### Requirement
Reproduce each line of the material exactly, minus any picture.

================

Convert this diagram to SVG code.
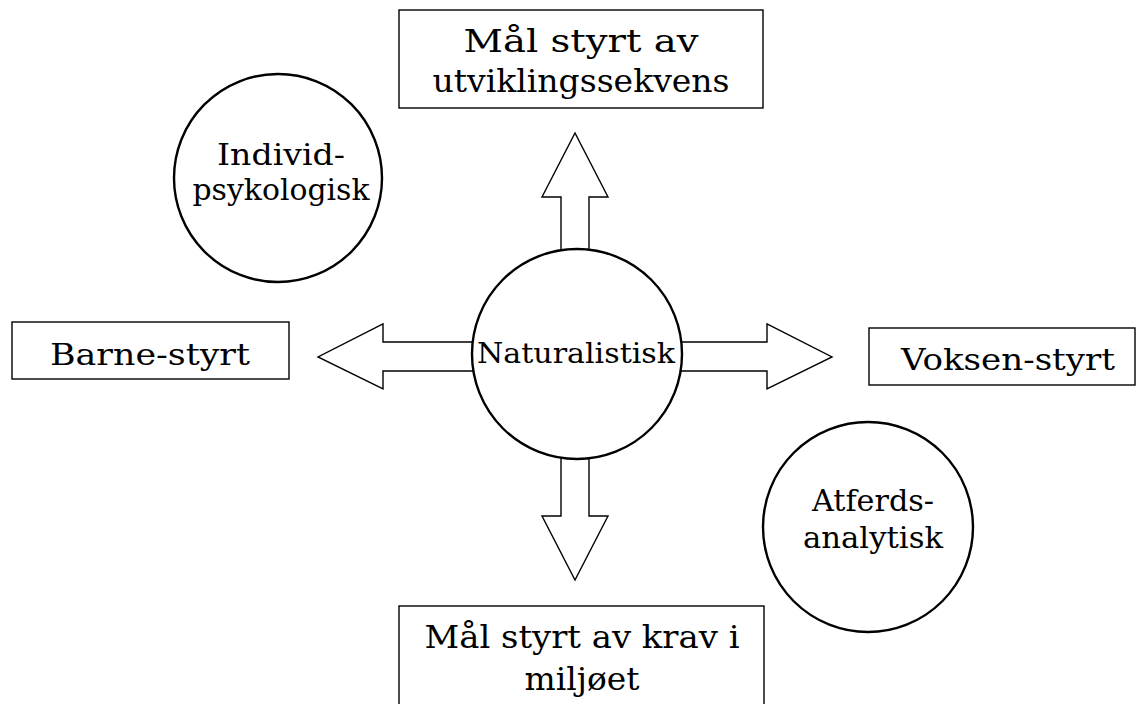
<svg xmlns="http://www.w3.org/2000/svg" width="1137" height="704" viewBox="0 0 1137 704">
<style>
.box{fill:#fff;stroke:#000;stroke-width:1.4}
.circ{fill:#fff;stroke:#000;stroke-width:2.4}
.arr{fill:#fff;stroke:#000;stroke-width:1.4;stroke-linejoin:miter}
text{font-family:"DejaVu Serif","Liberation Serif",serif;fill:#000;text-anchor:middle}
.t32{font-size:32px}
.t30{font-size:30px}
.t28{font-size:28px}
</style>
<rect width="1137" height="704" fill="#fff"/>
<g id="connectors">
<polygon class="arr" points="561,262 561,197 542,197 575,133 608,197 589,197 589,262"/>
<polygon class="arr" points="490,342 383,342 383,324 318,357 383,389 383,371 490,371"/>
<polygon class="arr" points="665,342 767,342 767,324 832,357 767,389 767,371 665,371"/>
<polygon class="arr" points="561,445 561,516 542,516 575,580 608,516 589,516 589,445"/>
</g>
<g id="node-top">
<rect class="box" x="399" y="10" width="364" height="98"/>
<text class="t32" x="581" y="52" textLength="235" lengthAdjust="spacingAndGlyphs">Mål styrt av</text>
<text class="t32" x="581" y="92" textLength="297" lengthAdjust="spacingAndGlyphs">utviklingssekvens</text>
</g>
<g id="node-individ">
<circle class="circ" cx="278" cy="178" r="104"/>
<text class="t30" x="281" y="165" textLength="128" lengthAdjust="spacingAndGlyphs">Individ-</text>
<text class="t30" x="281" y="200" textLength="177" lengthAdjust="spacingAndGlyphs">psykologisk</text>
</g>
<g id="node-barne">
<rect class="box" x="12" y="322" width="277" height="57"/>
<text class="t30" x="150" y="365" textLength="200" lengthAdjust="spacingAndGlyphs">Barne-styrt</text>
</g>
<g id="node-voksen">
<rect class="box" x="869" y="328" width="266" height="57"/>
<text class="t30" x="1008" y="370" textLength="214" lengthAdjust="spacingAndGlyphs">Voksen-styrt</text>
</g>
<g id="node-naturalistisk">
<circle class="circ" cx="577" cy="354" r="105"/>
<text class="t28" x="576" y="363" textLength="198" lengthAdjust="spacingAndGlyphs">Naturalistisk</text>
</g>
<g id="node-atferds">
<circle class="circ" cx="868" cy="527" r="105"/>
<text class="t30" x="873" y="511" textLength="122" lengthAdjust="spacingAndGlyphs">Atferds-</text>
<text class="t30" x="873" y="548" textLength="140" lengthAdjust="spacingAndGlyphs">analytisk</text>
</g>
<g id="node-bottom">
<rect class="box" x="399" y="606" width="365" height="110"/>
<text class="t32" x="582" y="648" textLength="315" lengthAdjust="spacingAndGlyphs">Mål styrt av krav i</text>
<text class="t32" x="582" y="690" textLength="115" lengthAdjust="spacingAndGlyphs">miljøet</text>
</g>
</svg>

================

### Task result
Convert this diagram to SVG code.
<svg xmlns="http://www.w3.org/2000/svg" width="1137" height="704" viewBox="0 0 1137 704">
<style>
.box{fill:#fff;stroke:#000;stroke-width:1.4}
.circ{fill:#fff;stroke:#000;stroke-width:2.4}
.arr{fill:#fff;stroke:#000;stroke-width:1.4;stroke-linejoin:miter}
text{font-family:"DejaVu Serif","Liberation Serif",serif;fill:#000;text-anchor:middle}
.t32{font-size:32px}
.t30{font-size:30px}
.t28{font-size:28px}
</style>
<rect width="1137" height="704" fill="#fff"/>
<g id="connectors">
<polygon class="arr" points="561,262 561,197 542,197 575,133 608,197 589,197 589,262"/>
<polygon class="arr" points="490,342 383,342 383,324 318,357 383,389 383,371 490,371"/>
<polygon class="arr" points="665,342 767,342 767,324 832,357 767,389 767,371 665,371"/>
<polygon class="arr" points="561,445 561,516 542,516 575,580 608,516 589,516 589,445"/>
</g>
<g id="node-top">
<rect class="box" x="399" y="10" width="364" height="98"/>
<text class="t32" x="581" y="52" textLength="235" lengthAdjust="spacingAndGlyphs">Mål styrt av</text>
<text class="t32" x="581" y="92" textLength="297" lengthAdjust="spacingAndGlyphs">utviklingssekvens</text>
</g>
<g id="node-individ">
<circle class="circ" cx="278" cy="178" r="104"/>
<text class="t30" x="281" y="165" textLength="128" lengthAdjust="spacingAndGlyphs">Individ-</text>
<text class="t30" x="281" y="200" textLength="177" lengthAdjust="spacingAndGlyphs">psykologisk</text>
</g>
<g id="node-barne">
<rect class="box" x="12" y="322" width="277" height="57"/>
<text class="t30" x="150" y="365" textLength="200" lengthAdjust="spacingAndGlyphs">Barne-styrt</text>
</g>
<g id="node-voksen">
<rect class="box" x="869" y="328" width="266" height="57"/>
<text class="t30" x="1008" y="370" textLength="214" lengthAdjust="spacingAndGlyphs">Voksen-styrt</text>
</g>
<g id="node-naturalistisk">
<circle class="circ" cx="577" cy="354" r="105"/>
<text class="t28" x="576" y="363" textLength="198" lengthAdjust="spacingAndGlyphs">Naturalistisk</text>
</g>
<g id="node-atferds">
<circle class="circ" cx="868" cy="527" r="105"/>
<text class="t30" x="873" y="511" textLength="122" lengthAdjust="spacingAndGlyphs">Atferds-</text>
<text class="t30" x="873" y="548" textLength="140" lengthAdjust="spacingAndGlyphs">analytisk</text>
</g>
<g id="node-bottom">
<rect class="box" x="399" y="606" width="365" height="110"/>
<text class="t32" x="582" y="648" textLength="315" lengthAdjust="spacingAndGlyphs">Mål styrt av krav i</text>
<text class="t32" x="582" y="690" textLength="115" lengthAdjust="spacingAndGlyphs">miljøet</text>
</g>
</svg>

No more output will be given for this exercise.